Photo by Frankie Casillo

MorMor - Silent Green Betonhalle, Saturday, November 4

Descending into the industrial catacombs of Silent Green Betonhalle always feels a little odd. After all, the site is a former crematorium, and a small graveyard still sits on the premises. Fortunately, Toronto’s MorMor offers an antidote to any spooky vibes with a hook-filled blend of indie rock and R&B that could soothe even the jumpiest concertgoers. MorMor drew a crowd of hardcore fans, with the first several rows openly requesting favorites and singing the choruses back to him. At one point, beset with a technical issue that tied up his band for a moment, he transitioned into a solo version of “Get Away,” capturing the crowd’s attention with just his smooth tenor and reverb-drenched guitar. When the band kicked back in, they sounded newly urgent, seemingly energized by the moment of impromptu intimacy.

Mykki Blanco

Photo by Frankie Casillo

Mykki Blanco - Silent Green Betonhalle, Saturday, November 4

There was already an atmosphere of community in the air when Mykki Blanco took to the stage at Silent Green Betonhalle: we were all ready to voice our collective frustration at the current state of the world, and Blanco was to be our fearless leader. As if to underline that vibe, Blanco began the performance in the middle of the crowd, urging us to form a circle around them.
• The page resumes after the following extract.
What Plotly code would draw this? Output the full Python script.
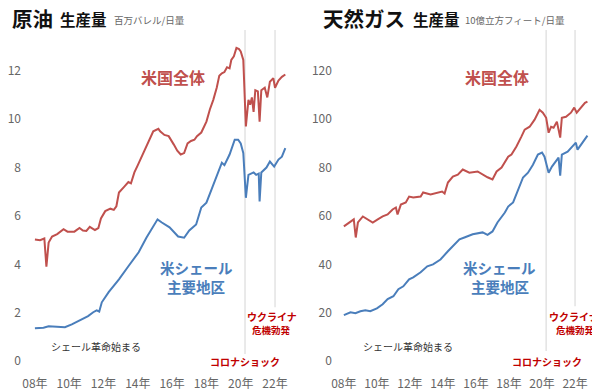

Part street preacher, part ballroom emcee, they delivered sermons in staccato verses over thundering beats. They’re fond of interpolating bits of other songs in between their own, chewing up “Mr. Sandman,” “I Wanna Be Your Dog,” and “The End Is Not in Sight,” and spitting them out with a knowing grin. At one point, they threw white roses into the audience—either a reference to the White Rose anti-Nazi resistance movement or a happy coincidence. “If feeling powerless has become repetitive, it’s time to feel something else,” they repeated like a mantra throughout the show, to rapturous applause each time. When they climbed back into the crowd to close the set, leading us in a cathartic dance-along to thumping techno, it was clear that we’d witnessed not just a hip-hop show, but a masterclass in Black, queer liberation.